I used to go out drinking with a couple of Irish gals, and after six hours of ginning with them, I’d involuntarily begin to pick up bits an’ pieces o’ der brogue. Same used to happen when I dated a woman who had grown up in the Bronx.
As to regionality - New Orleans. While I never hear it pronounced as we sometimes see it here, N’Orleans, when there I here different pronunciations from natives and long time residents (such as Li’l Sis). Dawwthy (aforementioned Li’l Sis Dorothy) says NueWhalins, while others say Nue Orlee_ahns. Nevertheless, a New Orleans accent is distinct from the creole of the South Louisiana - there is the southern thing with a bit of New York terseness.
Another funny aspect of accents I’ve noticed is that they become more apparent with the consumption of alcohol. I don’t really understand how that works, but I know I’ve been informed that booze brings out the drawl, y’all. Why would that be?
Heh. I used to have a drinking buddy from Baton Rouge. When sober, she had the “standard” Louisiana accent, but get a beer or two in her and she’d sound more and more like Justin Wilson. By the 5th beer she’d be speaking in a jibberish of French and cajun slang that nobody could understand.
It was fun to drink with her.
This is widely believed amongst the general public but there isn’t in fact any evidence for it and the consensus amongst actual linguists, as far as I can tell, seems to be that it isn’t true. TV (and the media in general) have some influence on our vocabulary, but that’s it. And regional accents are still diverging rather than becoming standardised.

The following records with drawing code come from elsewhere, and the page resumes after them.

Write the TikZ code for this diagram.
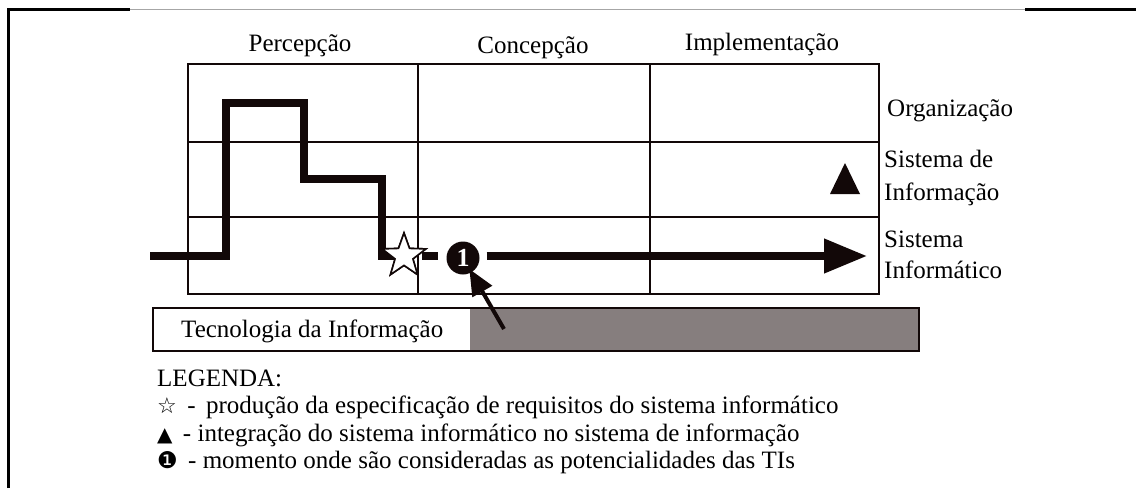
\documentclass[tikz,border=0pt]{standalone}
\usepackage{fontspec}
\setmainfont{Liberation Serif}
\newfontfamily\symfont{DejaVu Sans}
\usetikzlibrary{arrows.meta,shapes.geometric,calc}
\definecolor{tigray}{RGB}{134,126,126}
\definecolor{ink}{RGB}{18,8,8}
\begin{document}
\begin{tikzpicture}[x=1pt,y=-1pt,
  gridline/.style={draw=ink,line width=2.4pt},
  flow/.style={draw=ink,line width=7.5pt,line join=miter},
  lab/.style={font=\fontsize{25}{28}\selectfont,inner sep=0pt},
  leg/.style={font=\fontsize{25}{28}\selectfont,inner sep=0pt,anchor=base west},
  frameline/.style={draw=black,line width=3pt},
]
\useasboundingbox (0,0) rectangle (1136,488);
% outer frame
\draw[frameline] (8,488) -- (8,9.5) -- (130,9.5);
\draw[draw=black!35,line width=0.8pt] (130,9.5) -- (1025,9.5);
\draw[frameline] (1025,9.5) -- (1136,9.5);

% grid
\draw[gridline] (188,64) rectangle (879,294);
\draw[gridline] (418,64) -- (418,294);
\draw[gridline] (650,64) -- (650,294);
\draw[gridline] (188,142) -- (879,142);
\draw[gridline] (188,217) -- (879,217);

% column headings
\node[lab,anchor=base] (perc) at (300,51) {Percepção};
\node[lab,anchor=base] (conc) at (533,53) {Concepção};
\node[lab,anchor=base] (impl) at (762,50) {Implementação};

% row labels
\node[lab,anchor=base west] (org) at (887,116) {Organização};
\node[lab,anchor=base west] (si1) at (884,167) {Sistema de};
\node[lab,anchor=base west] (si2) at (884,200) {Informação};
\node[lab,anchor=base west] (sf1) at (884,247) {Sistema};
\node[lab,anchor=base west] (sf2) at (884,278) {Informático};

% technology bar
\draw[fill=tigray,draw=ink,line width=2.6pt] (153,308) rectangle (919,351);
\fill[white] (154.3,309.3) rectangle (470,349.7);
\node[lab,anchor=base west] (ti) at (181,337) {Tecnologia da Informação};

% process path
\coordinate (start) at (150,256);
\node[star,star points=5,star point ratio=2.45,draw=ink,fill=white,line width=1.6pt,
      minimum size=46pt,inner sep=0pt] (star) at (404,256) {};
\node[circle,fill=ink,minimum size=33pt,inner sep=0pt,text=white,
      font=\bfseries\fontsize{26}{26}\selectfont] (one) at (463,258) {1};
\coordinate (tipSI) at (867,256);
\coordinate (tail) at (504,329);

\draw[flow] (start) -- (226,256) -- (226,103) -- (304,103) -- (304,179)
      -- (382,179) -- (382,256) -- (404,256);
\node[star,star points=5,star point ratio=2.45,draw=ink,fill=white,line width=1.6pt,
      minimum size=46pt,inner sep=0pt] at (star) {};
\draw[flow] (star.center) ++(18,0) -- (438,256);
\draw[flow,-{Triangle[length=43pt,width=33pt]}] ($(one.east)+(7,-2)$) -- (tipSI);
\draw[draw=ink,line width=4pt,-{Triangle[length=26pt,width=22pt]},shorten >=-4pt] (tail) -- (one);

% triangle marker
\coordinate (triTop) at (845,163);
\fill[ink] (triTop) -- (860,194) -- (830,194) -- cycle;

% legend
\node[leg] (legT) at (157,386) {LEGENDA:};
\node[leg] (leg1) at (157,413) {{\symfont\fontsize{22}{16}\selectfont ☆}\, -\,  produção da especificação de requisitos do sistema informático};
\node[leg] (leg2) at (157,441) {{\symfont\fontsize{20}{16}\selectfont ▲}\, - integração do sistema informático no sistema de informação};
\node[leg] (leg3) at (157,468) {{\symfont\fontsize{23}{16}\selectfont ❶}\, - momento onde são consideradas as potencialidades das TIs};
\end{tikzpicture}
\end{document}
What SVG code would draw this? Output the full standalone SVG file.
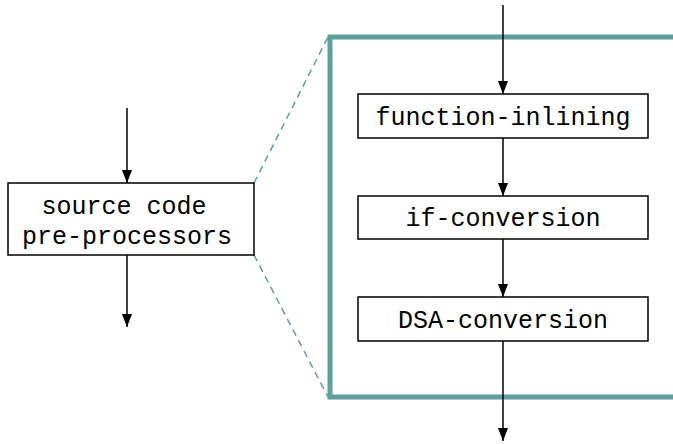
<svg xmlns="http://www.w3.org/2000/svg" width="673" height="444" viewBox="0 0 673 444">
<defs>
<marker id="arr" markerWidth="13" markerHeight="10" refX="13" refY="5" orient="auto" markerUnits="userSpaceOnUse" viewBox="0 0 13 10">
<path d="M0,0 L13,5 L0,10 Z" fill="#000"/>
</marker>
</defs>
<style>
.box{fill:#fff;stroke:#000;stroke-width:1.5}
.lbl{font-family:"Liberation Mono","Courier New",monospace;font-size:25px;fill:#000;text-anchor:middle}
.edge{stroke:#000;stroke-width:1.5;fill:none;marker-end:url(#arr)}
.frame{fill:none;stroke:#5f9e9e;stroke-width:5}
.dash{stroke:#5f9e9e;stroke-width:1.5;stroke-dasharray:7,5;fill:none}
</style>
<rect width="673" height="444" fill="#fff"/>
<g id="zoom-frame">
<polyline class="frame" points="675,37 330,37 330,397 675,397"/>
<line class="dash" x1="254" y1="183" x2="328" y2="37"/>
<line class="dash" x1="254" y1="255" x2="328" y2="397"/>
</g>
<g id="connectors">
<line class="edge" x1="127" y1="108" x2="127" y2="183"/>
<line class="edge" x1="127" y1="255" x2="127" y2="327"/>
<line class="edge" x1="503" y1="5" x2="503" y2="94"/>
<line class="edge" x1="503" y1="138" x2="503" y2="196"/>
<line class="edge" x1="503" y1="239" x2="503" y2="297"/>
<line class="edge" x1="503" y1="341" x2="503" y2="441"/>
</g>
<g id="source-code-pre-processors">
<rect class="box" x="8" y="183" width="246" height="72"/>
<text class="lbl" x="124" y="214">source code</text>
<text class="lbl" x="127" y="244">pre-processors</text>
</g>
<g id="function-inlining">
<rect class="box" x="358" y="94" width="290" height="44"/>
<text class="lbl" x="503" y="125">function-inlining</text>
</g>
<g id="if-conversion">
<rect class="box" x="358" y="196" width="290" height="43"/>
<text class="lbl" x="503" y="226">if-conversion</text>
</g>
<g id="dsa-conversion">
<rect class="box" x="358" y="297" width="290" height="44"/>
<text class="lbl" x="503" y="328">DSA-conversion</text>
</g>
</svg>
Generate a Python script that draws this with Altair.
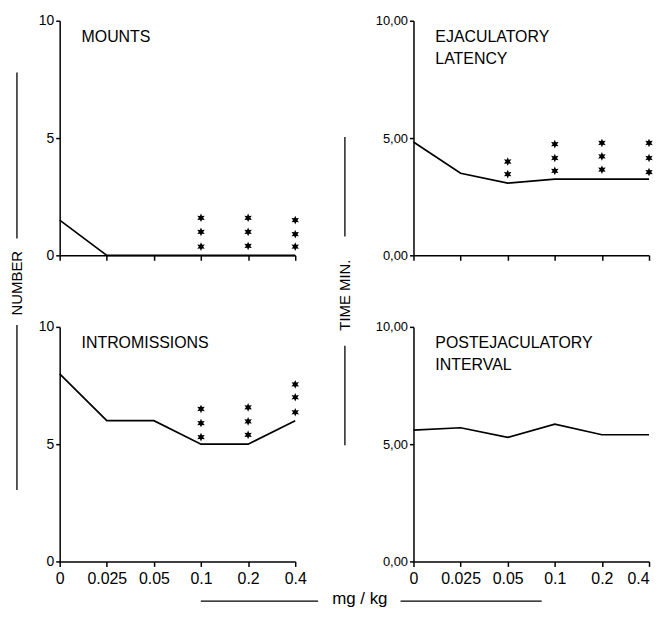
import math
import altair as alt
import pandas as pd

doses = ["0", "0.025", "0.05", "0.1", "0.2", "0.4"]

mounts = [1.5, 0, 0, 0, 0, 0]
ejac_latency = [4.83, 3.5, 3.08, 3.25, 3.25, 3.25]
intromissions = [8.0, 6.0, 6.0, 5.0, 5.0, 6.0]
postejac = [5.6, 5.7, 5.29, 5.85, 5.4, 5.4]

# significance asterisks (dose, height)
mounts_star_dose = ["0.1"] * 3 + ["0.2"] * 3 + ["0.4"] * 3
mounts_star_y = [0.37, 1.0, 1.6, 0.4, 1.0, 1.6, 0.37, 0.9, 1.5]
ejac_star_dose = ["0.05"] * 2 + ["0.1"] * 3 + ["0.2"] * 3 + ["0.4"] * 3
ejac_star_y = [3.46, 4.0, 3.6, 4.15, 4.74, 3.65, 4.22, 4.79, 3.55, 4.15, 4.79]
intro_star_dose = ["0.1"] * 3 + ["0.2"] * 3 + ["0.4"] * 3
intro_star_y = [5.3, 5.9, 6.5, 5.4, 5.97, 6.57, 6.36, 7.0, 7.55]
post_star_dose = []
post_star_y = []

FONT = "Liberation Sans"
W, H = 237, 236

# six-pointed star symbol shape
_pts = []
for k in range(12):
    r = 1.0 if k % 2 == 0 else 0.5
    a = math.radians(-90 + k * 30)
    _pts.append((r * math.cos(a), r * math.sin(a)))
STAR = "M" + " L".join(f"{px:.3f},{py:.3f}" for px, py in _pts) + " Z"


def panel(values, sdose, sy, title, show_x_labels, time_fmt):
    df = pd.DataFrame({"dose": doses, "value": values})
    xargs = dict(
        title=None, labels=show_x_labels, labelFontSize=16, labelFont=FONT,
        labelPadding=4, tickSize=5, tickWidth=1.5, domainWidth=1.5,
        labelAngle=0, grid=False,
    )
    if time_fmt:
        xargs["labelAlign"] = {
            "condition": {"test": "datum.label == '0.4'", "value": "right"},
            "value": "center",
        }
    yargs = dict(
        title=None, values=[0, 5, 10], labelFontSize=14, labelFont=FONT,
        tickSize=4, tickWidth=1.5, domainWidth=1.5, labelPadding=2, grid=False,
    )
    if time_fmt:
        yargs["labelExpr"] = "replace(format(datum.value, '.2f'), '.', ',')"
        yargs["labelFontSize"] = 13
    x = alt.X("dose:O", sort=doses, scale=alt.Scale(type="point", padding=0),
              axis=alt.Axis(**xargs))
    y = alt.Y("value:Q", scale=alt.Scale(domain=[0, 10], nice=False), axis=alt.Axis(**yargs))
    line = alt.Chart(df).mark_line(color="black", strokeWidth=1.7).encode(x=x, y=y)
    layers = [line]
    if sdose:
        sdf = pd.DataFrame({"dose": sdose, "value": sy})
        stars = alt.Chart(sdf).mark_point(
            shape=STAR, size=75, filled=True, color="black", opacity=1
        ).encode(x=alt.X("dose:O", sort=doses), y="value:Q")
        layers.append(stars)
    tdf = pd.DataFrame({"t": [title]})
    ttl = alt.Chart(tdf).mark_text(
        align="left", baseline="alphabetic", fontSize=16, font=FONT, color="black",
        lineBreak="\n", lineHeight=22,
    ).encode(text="t:N", x=alt.value(22), y=alt.value(21))
    layers.append(ttl)
    return layers


_one = pd.DataFrame({"k": [0]})


def side_label(text, xv, yv, angle, size):
    d = pd.DataFrame({"t": [text]})
    return alt.Chart(d).mark_text(
        align="center", baseline="middle", fontSize=size, font=FONT, color="black",
        angle=angle,
    ).encode(text="t:N", x=alt.value(xv), y=alt.value(yv))


def vrule(xv, y1, y2):
    return alt.Chart(_one).mark_rule(color="black", strokeWidth=1.3).encode(
        x=alt.value(xv), y=alt.value(y1), y2=alt.value(y2))


def hrule(x1, x2, yv):
    return alt.Chart(_one).mark_rule(color="black", strokeWidth=1.3).encode(
        x=alt.value(x1), x2=alt.value(x2), y=alt.value(yv))


tl = panel(mounts, mounts_star_dose, mounts_star_y, "MOUNTS", False, False)
tl += [side_label("NUMBER", -43, 264, 270, 15), vrule(-43, 52, 219), vrule(-43, 306, 472)]

tr = panel(ejac_latency, ejac_star_dose, ejac_star_y, "EJACULATORY\nLATENCY", False, True)
tr += [side_label("TIME  MIN.", -69, 276, 270, 15), vrule(-69, 117, 217), vrule(-69, 327, 427)]

bl = panel(intromissions, intro_star_dose, intro_star_y, "INTROMISSIONS", True, False)
bl += [side_label("mg / kg", 302, 274, 0, 17), hrule(142, 260, 276), hrule(343, 485, 276)]

br = panel(postejac, post_star_dose, post_star_y, "POSTEJACULATORY\nINTERVAL", True, True)


def lay(layers):
    return alt.layer(*layers).properties(width=W, height=H)


chart = alt.concat(
    lay(tl), lay(tr), lay(bl), lay(br),
    columns=2, spacing=alt.RowColnumber(row=72, column=119), bounds="flush",
).configure_view(
    stroke=None
).configure_axis(
    domainColor="black", tickColor="black", labelColor="black"
).properties(
    background="white",
    padding={"top": 4, "left": 2, "right": 0, "bottom": 0},
)

chart.save("out.html", embed_options={"renderer": "svg", "actions": False})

See Bauer and Trudgill’s Language Myths.
I’m an aglophone, and having lived in several English-speaking cities around the world in the past few years, I never assimilated a local accent. (At least, not to the extent that I or anyone back home noticed.) I speak a little German, and only four weeks after enrolling in a German class here in Budapest, I sometimes find myself speaking German with a Hungarian accent. I find this incredibly annoying, and will usually correct myself after the first few words. The problem happens only when I’m intellectually tired–say, near the end of the two-hour class, or late at night.
You probably have a musical ear.
I do, and I pick up accents in a few minutes. I can usually place them, too.
My native language is a dialect form of Dutch, Flemish. I’ve lived in Ireland for 4 years, now. I speak English with an Irish accent, actually more of a Dublin accent. I was taught British English in school, so I had a British English accent when I came here. I can tell you I got quite a bit of slagging, those first weeks. After that I adapted, not consciously, but it did happen. Since English is not my native language, I found that i have no “set” accent, or dialect. I speak as I am spoken to, in short. I take over the accent of the people around me. It’s the “parrot effect”.
I can distuingish australian or New zealand, english scottish and welsh, south-african, northern state US and southern state US, and according to how following speak English from EU countries, I can distuingish whether they’re from france, germany, belgium, holland, spain, portugal or italy. They all speak English quite differently, and their accents are easily picked out (and up).